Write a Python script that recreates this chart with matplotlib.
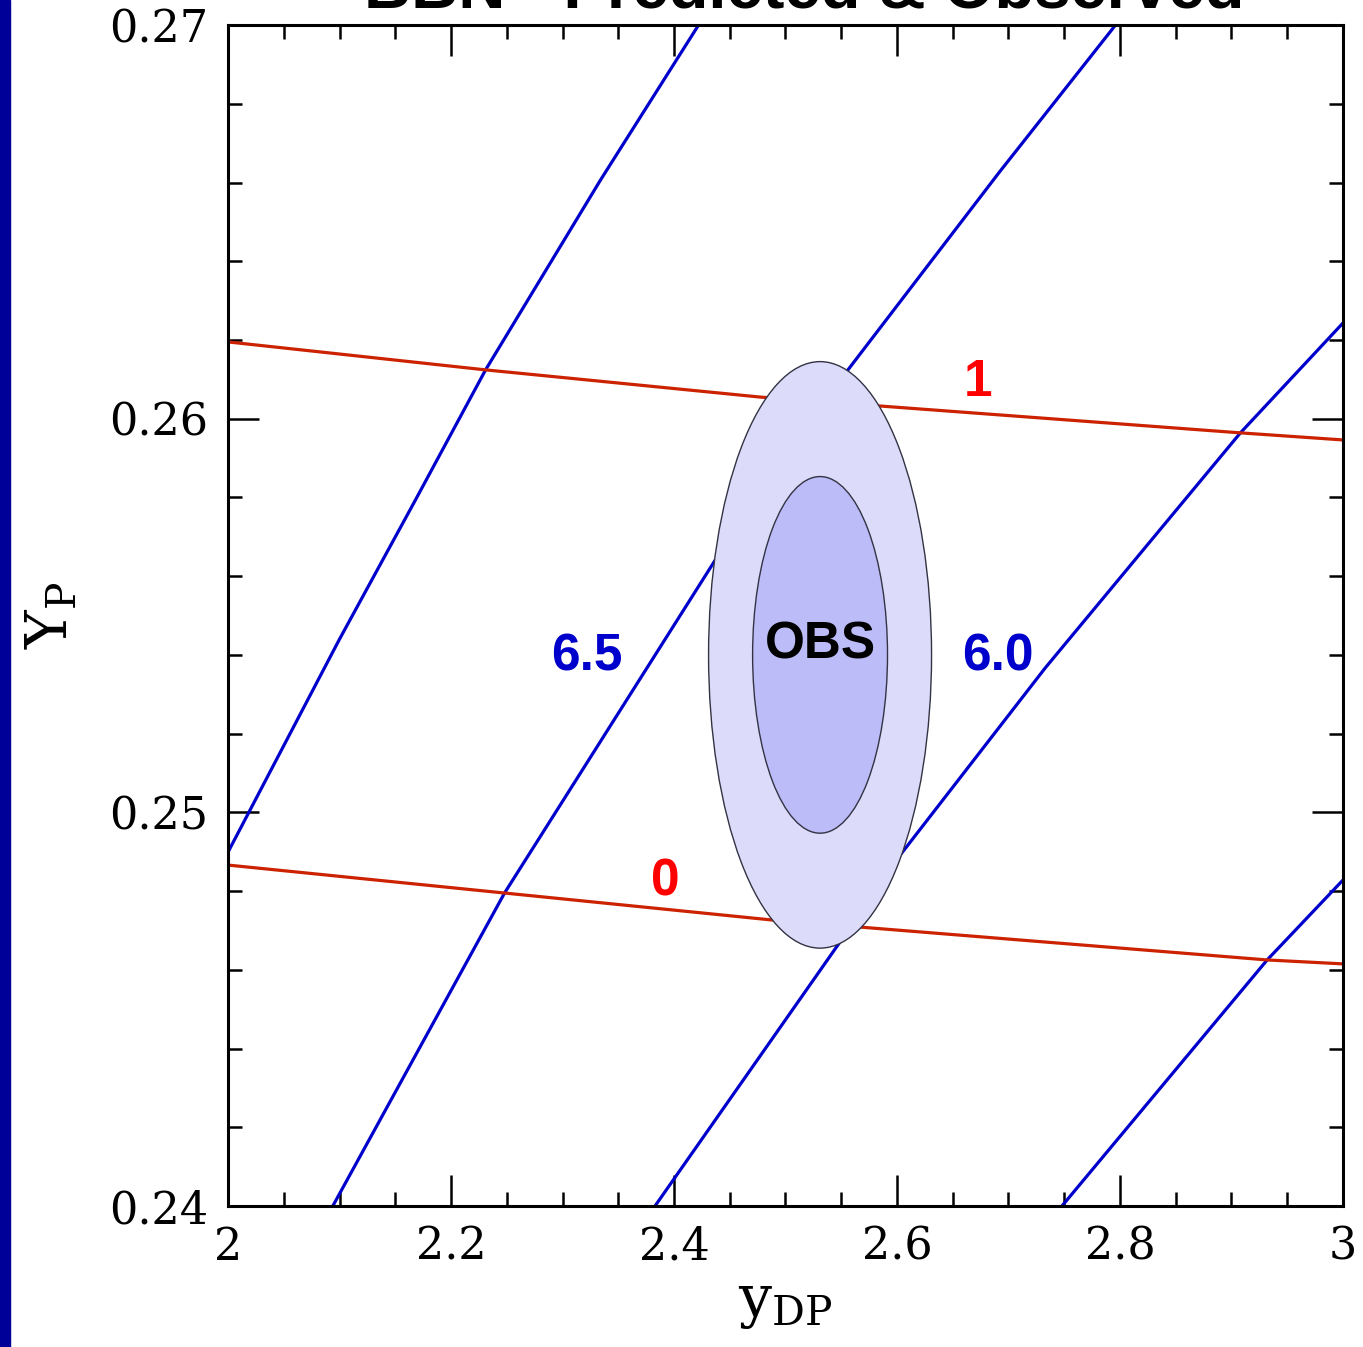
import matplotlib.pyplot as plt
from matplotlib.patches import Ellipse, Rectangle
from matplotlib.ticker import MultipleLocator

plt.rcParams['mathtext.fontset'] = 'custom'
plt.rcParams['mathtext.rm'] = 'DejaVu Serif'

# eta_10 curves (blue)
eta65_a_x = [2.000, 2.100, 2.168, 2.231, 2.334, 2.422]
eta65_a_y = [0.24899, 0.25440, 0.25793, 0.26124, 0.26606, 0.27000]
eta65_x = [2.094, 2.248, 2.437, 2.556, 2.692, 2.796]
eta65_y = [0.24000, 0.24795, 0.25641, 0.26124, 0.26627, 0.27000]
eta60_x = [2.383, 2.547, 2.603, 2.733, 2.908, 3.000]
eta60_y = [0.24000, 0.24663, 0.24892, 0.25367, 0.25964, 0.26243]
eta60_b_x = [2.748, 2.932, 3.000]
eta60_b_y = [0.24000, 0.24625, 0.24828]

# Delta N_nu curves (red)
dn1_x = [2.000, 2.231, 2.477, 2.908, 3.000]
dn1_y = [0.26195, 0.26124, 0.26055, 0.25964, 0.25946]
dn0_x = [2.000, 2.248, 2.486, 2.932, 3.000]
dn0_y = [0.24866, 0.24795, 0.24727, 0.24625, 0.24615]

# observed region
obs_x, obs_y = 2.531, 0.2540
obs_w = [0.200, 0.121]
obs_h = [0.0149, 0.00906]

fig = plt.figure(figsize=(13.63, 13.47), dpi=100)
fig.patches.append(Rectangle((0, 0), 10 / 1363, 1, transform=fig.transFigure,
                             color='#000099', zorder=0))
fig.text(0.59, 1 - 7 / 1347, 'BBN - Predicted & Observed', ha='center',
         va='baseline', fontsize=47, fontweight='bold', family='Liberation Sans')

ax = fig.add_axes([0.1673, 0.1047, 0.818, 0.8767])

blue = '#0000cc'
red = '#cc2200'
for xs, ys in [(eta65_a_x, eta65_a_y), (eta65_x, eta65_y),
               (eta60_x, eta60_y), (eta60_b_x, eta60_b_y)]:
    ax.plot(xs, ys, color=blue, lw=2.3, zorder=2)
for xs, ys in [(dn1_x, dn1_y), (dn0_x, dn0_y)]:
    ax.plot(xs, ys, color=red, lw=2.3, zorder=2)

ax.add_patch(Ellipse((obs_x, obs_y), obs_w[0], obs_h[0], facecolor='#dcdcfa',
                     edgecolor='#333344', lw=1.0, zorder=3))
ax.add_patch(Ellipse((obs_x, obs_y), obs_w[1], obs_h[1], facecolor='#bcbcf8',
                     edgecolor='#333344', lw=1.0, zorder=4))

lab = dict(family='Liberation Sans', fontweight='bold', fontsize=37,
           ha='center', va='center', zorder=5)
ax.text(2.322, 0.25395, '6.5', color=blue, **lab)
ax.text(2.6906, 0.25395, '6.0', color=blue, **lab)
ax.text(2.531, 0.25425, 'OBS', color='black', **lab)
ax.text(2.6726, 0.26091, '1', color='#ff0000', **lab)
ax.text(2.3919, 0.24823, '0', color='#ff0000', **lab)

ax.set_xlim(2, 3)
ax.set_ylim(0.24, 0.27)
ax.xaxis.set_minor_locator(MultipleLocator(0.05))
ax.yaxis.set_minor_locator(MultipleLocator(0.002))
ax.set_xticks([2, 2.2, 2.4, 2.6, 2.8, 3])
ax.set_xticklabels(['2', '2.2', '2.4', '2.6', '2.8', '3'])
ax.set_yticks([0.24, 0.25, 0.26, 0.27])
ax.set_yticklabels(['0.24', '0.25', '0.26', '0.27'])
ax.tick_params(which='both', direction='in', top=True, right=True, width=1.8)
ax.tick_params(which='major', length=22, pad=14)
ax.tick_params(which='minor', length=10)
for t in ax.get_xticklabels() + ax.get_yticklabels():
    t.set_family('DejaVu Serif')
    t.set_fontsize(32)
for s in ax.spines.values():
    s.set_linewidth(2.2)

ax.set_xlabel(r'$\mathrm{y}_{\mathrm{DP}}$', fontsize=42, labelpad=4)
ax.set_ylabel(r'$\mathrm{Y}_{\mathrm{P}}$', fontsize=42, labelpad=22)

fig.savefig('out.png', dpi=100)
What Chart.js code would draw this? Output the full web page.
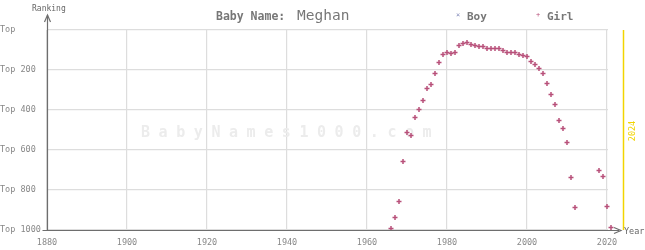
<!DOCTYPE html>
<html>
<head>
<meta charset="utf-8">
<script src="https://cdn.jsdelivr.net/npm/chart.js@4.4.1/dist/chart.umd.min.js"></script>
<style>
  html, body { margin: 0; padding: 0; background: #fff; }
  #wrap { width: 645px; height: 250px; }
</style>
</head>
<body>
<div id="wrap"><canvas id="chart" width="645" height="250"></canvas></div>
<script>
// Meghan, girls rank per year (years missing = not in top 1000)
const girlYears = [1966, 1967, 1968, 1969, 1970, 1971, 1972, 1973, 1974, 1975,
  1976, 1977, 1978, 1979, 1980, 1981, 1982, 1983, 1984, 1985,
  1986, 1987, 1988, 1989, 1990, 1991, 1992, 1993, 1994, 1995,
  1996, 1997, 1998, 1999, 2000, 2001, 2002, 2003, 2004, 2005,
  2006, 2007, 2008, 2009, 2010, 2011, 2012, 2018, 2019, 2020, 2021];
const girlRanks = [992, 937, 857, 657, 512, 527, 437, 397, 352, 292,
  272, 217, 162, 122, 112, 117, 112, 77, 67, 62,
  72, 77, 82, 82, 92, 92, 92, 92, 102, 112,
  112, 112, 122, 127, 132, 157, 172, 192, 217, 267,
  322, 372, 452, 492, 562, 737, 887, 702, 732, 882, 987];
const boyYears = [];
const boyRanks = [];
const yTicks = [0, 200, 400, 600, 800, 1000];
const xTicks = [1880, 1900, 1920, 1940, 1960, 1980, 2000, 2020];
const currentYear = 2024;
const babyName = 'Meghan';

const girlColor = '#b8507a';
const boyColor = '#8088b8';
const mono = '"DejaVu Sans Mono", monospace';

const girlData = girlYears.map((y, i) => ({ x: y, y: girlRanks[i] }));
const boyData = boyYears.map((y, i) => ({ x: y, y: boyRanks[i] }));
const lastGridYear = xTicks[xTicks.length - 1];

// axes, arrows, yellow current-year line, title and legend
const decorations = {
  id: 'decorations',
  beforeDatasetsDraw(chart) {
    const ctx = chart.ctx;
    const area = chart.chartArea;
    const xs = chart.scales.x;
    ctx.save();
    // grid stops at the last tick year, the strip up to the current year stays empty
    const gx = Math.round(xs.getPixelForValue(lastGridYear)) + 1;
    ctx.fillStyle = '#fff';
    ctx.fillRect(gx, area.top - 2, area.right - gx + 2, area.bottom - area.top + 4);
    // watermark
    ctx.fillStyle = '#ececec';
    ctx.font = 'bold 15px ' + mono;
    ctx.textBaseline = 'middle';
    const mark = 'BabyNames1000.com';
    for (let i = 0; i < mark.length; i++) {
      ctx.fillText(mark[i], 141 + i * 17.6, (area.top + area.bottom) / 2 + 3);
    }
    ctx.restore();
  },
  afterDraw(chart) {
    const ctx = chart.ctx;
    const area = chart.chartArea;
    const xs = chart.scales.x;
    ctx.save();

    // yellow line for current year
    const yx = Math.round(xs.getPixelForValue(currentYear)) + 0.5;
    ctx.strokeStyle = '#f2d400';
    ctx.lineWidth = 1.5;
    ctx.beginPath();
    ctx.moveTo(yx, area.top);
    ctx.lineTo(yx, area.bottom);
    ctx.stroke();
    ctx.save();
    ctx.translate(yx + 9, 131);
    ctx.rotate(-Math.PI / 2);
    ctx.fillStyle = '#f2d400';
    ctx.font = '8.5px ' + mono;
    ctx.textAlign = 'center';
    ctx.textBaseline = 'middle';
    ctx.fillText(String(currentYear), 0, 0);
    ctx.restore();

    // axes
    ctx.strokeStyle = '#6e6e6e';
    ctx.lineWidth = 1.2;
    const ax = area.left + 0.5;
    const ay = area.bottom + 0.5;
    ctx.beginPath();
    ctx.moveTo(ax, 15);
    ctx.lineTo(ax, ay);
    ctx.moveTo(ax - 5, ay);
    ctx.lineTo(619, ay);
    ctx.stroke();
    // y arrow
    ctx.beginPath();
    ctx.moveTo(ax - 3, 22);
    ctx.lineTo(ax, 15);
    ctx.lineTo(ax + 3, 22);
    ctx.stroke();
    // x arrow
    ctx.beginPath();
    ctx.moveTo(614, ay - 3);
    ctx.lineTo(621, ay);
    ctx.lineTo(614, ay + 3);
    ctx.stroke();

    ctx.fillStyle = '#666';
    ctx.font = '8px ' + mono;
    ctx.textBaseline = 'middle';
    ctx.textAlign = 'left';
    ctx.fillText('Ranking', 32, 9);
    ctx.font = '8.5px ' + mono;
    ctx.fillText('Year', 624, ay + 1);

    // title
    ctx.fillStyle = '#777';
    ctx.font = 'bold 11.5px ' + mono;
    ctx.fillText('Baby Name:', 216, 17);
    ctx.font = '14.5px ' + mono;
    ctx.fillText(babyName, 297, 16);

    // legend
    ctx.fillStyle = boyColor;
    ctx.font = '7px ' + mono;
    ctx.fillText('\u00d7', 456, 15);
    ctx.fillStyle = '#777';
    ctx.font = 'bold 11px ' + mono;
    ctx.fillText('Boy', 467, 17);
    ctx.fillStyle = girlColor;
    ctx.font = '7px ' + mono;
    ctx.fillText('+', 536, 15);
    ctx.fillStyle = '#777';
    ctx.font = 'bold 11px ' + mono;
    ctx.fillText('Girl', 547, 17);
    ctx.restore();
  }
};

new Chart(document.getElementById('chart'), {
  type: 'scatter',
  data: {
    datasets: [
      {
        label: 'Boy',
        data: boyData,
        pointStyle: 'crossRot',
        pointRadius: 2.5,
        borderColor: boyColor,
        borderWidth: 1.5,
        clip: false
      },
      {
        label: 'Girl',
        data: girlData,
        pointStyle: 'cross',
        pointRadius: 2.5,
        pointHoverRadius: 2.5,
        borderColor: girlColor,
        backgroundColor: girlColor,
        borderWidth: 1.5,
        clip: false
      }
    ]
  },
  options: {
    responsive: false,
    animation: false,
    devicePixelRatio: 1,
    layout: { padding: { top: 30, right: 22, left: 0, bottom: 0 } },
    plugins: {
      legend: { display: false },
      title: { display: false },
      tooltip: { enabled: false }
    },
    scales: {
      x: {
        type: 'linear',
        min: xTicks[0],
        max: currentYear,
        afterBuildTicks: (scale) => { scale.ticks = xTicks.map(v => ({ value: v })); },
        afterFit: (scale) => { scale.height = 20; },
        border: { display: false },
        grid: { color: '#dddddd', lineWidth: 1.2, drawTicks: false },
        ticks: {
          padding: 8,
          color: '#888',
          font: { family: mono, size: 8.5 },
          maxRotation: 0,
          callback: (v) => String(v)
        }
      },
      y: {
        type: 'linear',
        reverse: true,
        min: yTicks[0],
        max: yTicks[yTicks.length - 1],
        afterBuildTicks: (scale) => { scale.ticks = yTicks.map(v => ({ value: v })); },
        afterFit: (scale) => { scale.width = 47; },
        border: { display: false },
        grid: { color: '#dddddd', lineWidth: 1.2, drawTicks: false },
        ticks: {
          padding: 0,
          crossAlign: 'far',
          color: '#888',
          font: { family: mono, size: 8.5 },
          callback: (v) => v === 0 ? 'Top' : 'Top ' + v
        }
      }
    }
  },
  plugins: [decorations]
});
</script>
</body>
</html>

Given problem: Where a line holds "matplotlib", copy it out.

Finished task:
Write a Python script that recreates this chart with matplotlib.
import matplotlib.pyplot as plt
from matplotlib.patches import Ellipse, Rectangle
from matplotlib.ticker import MultipleLocator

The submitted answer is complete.